Write out, word for word, the first line of the data below and every line after it through the one containing "0.957, 0.952, 0.947]".
*** SUPPLIED RECORDS
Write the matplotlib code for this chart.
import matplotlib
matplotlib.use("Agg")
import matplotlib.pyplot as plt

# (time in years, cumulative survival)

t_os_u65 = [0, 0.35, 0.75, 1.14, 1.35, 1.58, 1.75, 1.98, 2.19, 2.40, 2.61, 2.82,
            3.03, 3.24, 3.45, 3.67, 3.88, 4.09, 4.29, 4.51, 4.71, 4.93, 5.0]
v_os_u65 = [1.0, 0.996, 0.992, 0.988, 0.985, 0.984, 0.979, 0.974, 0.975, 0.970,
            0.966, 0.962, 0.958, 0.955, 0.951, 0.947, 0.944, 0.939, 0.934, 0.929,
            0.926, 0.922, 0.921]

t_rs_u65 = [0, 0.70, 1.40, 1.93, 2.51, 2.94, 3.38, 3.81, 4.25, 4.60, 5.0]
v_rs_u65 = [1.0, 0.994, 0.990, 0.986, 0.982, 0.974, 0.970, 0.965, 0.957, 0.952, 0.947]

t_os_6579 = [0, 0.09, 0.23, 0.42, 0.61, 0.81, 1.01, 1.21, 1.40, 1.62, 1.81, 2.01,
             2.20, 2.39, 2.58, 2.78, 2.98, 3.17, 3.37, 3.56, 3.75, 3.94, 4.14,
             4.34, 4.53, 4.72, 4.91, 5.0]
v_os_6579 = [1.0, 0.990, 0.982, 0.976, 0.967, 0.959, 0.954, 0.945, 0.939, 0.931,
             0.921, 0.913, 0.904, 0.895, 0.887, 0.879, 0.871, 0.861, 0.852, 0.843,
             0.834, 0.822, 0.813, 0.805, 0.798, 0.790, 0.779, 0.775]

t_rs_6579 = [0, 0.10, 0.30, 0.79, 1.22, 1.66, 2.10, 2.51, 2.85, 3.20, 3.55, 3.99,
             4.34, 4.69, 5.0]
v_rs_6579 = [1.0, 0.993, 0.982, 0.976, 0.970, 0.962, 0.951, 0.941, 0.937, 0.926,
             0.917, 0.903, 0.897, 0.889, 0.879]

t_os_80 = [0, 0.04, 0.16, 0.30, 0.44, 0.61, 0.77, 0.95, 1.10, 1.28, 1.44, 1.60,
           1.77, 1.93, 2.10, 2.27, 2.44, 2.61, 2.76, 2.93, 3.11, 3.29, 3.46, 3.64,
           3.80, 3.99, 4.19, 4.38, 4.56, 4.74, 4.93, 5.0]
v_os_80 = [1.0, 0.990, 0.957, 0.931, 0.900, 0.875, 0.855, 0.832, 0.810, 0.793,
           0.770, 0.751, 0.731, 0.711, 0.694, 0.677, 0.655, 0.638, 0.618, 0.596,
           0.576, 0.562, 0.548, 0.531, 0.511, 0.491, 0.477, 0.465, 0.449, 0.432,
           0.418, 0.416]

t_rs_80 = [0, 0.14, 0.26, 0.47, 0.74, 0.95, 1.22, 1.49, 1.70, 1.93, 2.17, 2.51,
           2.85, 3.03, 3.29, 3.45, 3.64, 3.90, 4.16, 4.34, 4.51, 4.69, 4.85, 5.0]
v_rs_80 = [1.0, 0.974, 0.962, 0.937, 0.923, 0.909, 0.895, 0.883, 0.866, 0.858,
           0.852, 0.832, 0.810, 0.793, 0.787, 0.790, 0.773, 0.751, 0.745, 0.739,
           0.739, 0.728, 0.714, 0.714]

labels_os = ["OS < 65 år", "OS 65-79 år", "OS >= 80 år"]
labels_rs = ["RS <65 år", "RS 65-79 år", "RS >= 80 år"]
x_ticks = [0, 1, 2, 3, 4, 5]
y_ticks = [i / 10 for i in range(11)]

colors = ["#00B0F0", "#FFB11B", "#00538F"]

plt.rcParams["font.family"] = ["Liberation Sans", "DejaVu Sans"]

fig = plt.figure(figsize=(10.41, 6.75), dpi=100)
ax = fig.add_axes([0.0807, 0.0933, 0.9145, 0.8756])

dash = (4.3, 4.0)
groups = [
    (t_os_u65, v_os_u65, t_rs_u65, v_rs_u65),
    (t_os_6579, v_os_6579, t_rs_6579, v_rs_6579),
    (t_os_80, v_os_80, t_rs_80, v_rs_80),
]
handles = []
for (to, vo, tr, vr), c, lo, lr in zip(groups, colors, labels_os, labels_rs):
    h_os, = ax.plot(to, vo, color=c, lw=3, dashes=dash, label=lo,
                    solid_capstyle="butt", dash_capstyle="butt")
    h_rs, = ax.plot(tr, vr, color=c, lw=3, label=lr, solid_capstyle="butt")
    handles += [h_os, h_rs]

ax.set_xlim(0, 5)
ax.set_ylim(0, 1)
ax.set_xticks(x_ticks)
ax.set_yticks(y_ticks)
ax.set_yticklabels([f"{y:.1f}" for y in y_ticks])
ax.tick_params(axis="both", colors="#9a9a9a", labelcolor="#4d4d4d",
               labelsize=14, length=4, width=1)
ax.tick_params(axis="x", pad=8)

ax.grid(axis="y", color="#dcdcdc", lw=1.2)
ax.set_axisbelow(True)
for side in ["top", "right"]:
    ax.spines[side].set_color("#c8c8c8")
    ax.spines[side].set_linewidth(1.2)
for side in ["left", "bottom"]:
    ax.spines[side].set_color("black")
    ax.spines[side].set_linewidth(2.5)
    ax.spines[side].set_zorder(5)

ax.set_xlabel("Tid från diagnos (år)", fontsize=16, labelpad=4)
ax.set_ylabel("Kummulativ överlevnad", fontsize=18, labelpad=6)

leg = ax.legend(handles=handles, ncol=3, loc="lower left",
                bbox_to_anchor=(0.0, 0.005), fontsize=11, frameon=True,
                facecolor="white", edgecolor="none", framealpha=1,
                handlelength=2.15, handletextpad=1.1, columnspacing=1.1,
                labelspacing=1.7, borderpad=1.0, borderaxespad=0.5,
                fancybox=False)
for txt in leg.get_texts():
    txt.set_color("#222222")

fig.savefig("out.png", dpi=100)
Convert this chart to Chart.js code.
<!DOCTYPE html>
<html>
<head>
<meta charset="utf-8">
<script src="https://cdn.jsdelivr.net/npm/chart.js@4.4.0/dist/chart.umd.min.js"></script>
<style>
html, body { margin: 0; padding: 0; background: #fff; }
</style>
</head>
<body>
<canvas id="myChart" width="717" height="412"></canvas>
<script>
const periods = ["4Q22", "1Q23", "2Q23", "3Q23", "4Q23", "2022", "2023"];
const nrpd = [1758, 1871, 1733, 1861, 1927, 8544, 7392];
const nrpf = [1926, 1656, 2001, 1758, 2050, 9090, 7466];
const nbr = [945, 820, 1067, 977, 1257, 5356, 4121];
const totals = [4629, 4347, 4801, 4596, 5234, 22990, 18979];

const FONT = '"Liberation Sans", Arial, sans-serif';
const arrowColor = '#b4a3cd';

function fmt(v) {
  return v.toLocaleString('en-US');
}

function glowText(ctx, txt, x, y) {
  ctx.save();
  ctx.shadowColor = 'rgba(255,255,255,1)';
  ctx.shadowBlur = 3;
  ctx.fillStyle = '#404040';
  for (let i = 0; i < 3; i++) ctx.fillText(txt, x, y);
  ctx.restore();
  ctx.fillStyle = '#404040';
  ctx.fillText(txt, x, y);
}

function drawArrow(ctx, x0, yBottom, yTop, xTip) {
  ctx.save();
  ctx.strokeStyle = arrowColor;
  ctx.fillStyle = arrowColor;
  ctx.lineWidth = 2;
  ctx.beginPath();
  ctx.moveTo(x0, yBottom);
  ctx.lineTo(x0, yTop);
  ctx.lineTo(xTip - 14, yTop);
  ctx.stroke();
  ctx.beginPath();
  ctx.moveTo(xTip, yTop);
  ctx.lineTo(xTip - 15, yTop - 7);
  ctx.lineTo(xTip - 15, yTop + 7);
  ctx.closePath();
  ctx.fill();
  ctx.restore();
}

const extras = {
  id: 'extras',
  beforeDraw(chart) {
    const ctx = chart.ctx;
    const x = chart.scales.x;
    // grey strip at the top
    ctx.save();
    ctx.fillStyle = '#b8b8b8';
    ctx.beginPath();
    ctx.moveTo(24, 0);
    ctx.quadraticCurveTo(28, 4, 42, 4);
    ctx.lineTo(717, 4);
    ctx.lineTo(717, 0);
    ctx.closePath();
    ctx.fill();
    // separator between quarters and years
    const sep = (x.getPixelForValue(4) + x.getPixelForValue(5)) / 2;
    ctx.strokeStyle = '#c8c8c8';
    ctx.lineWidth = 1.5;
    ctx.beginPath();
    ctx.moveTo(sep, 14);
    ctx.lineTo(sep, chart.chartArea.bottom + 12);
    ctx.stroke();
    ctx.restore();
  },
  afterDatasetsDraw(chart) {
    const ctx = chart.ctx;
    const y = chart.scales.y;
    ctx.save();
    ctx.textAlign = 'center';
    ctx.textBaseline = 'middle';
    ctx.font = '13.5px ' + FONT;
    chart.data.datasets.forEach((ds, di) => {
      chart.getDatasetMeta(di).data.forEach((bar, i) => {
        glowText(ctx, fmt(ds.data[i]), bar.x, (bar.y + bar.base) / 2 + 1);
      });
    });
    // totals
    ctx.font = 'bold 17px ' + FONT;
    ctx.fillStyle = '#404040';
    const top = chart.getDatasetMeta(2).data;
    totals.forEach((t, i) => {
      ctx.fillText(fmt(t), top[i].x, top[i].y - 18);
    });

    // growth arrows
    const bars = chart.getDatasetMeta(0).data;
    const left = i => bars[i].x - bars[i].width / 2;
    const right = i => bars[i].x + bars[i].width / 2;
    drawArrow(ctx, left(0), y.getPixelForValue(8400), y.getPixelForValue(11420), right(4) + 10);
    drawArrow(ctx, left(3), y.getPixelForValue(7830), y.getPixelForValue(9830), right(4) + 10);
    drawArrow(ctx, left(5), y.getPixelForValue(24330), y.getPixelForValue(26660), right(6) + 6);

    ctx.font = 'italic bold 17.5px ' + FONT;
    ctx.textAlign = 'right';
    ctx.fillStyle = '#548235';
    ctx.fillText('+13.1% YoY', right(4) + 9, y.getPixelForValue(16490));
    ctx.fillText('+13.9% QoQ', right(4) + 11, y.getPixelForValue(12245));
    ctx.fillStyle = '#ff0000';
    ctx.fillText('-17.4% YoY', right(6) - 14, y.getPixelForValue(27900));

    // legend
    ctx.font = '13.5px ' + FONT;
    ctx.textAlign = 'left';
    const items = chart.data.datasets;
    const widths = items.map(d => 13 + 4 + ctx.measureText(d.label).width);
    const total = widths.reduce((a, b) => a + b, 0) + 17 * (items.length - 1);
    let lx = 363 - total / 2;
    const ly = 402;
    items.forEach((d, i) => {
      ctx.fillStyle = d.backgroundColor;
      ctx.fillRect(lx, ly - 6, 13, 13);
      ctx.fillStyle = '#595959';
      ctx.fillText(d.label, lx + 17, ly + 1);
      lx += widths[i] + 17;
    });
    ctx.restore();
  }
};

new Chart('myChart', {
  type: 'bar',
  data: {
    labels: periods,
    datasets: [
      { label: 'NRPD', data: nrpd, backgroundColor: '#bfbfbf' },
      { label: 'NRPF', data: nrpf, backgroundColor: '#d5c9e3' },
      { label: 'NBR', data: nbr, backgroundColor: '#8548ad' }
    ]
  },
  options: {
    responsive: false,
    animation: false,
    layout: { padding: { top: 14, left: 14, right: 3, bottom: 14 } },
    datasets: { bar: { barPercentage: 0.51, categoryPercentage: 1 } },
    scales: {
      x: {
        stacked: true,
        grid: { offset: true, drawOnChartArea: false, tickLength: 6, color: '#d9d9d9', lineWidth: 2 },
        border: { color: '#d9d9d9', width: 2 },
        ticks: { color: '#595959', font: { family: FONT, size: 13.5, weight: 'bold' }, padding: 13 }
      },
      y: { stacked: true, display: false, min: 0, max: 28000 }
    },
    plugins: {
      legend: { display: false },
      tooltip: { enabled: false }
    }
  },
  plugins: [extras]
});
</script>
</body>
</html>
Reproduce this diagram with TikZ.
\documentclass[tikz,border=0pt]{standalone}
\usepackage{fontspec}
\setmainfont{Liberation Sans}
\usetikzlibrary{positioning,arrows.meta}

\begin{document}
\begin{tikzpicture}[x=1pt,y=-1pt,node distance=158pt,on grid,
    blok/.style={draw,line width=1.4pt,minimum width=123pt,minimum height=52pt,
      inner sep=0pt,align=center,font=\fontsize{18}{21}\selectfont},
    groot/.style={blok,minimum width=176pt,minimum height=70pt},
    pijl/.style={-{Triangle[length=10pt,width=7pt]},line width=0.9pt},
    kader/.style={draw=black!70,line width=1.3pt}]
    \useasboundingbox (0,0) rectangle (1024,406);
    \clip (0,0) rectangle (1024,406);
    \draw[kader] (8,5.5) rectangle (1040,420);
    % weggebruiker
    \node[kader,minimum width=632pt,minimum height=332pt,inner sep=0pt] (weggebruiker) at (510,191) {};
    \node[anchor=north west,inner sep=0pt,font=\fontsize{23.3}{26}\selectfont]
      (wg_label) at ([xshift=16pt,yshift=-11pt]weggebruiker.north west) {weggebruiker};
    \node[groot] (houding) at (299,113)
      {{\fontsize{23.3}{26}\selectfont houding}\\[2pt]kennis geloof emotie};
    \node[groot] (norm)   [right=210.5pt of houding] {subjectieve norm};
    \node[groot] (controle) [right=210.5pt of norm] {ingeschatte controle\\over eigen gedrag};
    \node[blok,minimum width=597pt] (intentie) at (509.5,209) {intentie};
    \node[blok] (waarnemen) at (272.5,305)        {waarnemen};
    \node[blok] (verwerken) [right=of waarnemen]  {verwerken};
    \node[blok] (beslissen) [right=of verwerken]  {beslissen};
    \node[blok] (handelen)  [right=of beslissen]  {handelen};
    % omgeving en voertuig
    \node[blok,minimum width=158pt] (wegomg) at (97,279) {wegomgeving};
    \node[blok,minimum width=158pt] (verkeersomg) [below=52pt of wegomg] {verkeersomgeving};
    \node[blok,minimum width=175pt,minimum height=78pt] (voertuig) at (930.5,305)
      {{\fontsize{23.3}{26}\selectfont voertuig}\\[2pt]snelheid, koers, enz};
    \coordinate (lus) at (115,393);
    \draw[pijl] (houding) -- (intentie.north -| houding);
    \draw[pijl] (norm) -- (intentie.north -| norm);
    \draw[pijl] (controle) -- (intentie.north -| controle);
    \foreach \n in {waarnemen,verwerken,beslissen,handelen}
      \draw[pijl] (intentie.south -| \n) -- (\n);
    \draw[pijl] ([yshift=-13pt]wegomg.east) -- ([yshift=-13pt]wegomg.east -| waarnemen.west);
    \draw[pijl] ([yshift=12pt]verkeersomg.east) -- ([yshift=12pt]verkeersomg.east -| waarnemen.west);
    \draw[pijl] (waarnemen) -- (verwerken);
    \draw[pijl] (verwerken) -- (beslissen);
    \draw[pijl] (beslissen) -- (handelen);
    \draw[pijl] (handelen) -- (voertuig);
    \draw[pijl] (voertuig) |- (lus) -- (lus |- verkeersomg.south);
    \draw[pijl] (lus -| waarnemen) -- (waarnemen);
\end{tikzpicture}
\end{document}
******
RESPONSE >>
Write the matplotlib code for this chart.
import matplotlib
matplotlib.use("Agg")
import matplotlib.pyplot as plt

# (time in years, cumulative survival)

t_os_u65 = [0, 0.35, 0.75, 1.14, 1.35, 1.58, 1.75, 1.98, 2.19, 2.40, 2.61, 2.82,
            3.03, 3.24, 3.45, 3.67, 3.88, 4.09, 4.29, 4.51, 4.71, 4.93, 5.0]
v_os_u65 = [1.0, 0.996, 0.992, 0.988, 0.985, 0.984, 0.979, 0.974, 0.975, 0.970,
            0.966, 0.962, 0.958, 0.955, 0.951, 0.947, 0.944, 0.939, 0.934, 0.929,
            0.926, 0.922, 0.921]

t_rs_u65 = [0, 0.70, 1.40, 1.93, 2.51, 2.94, 3.38, 3.81, 4.25, 4.60, 5.0]
v_rs_u65 = [1.0, 0.994, 0.990, 0.986, 0.982, 0.974, 0.970, 0.965, 0.957, 0.952, 0.947]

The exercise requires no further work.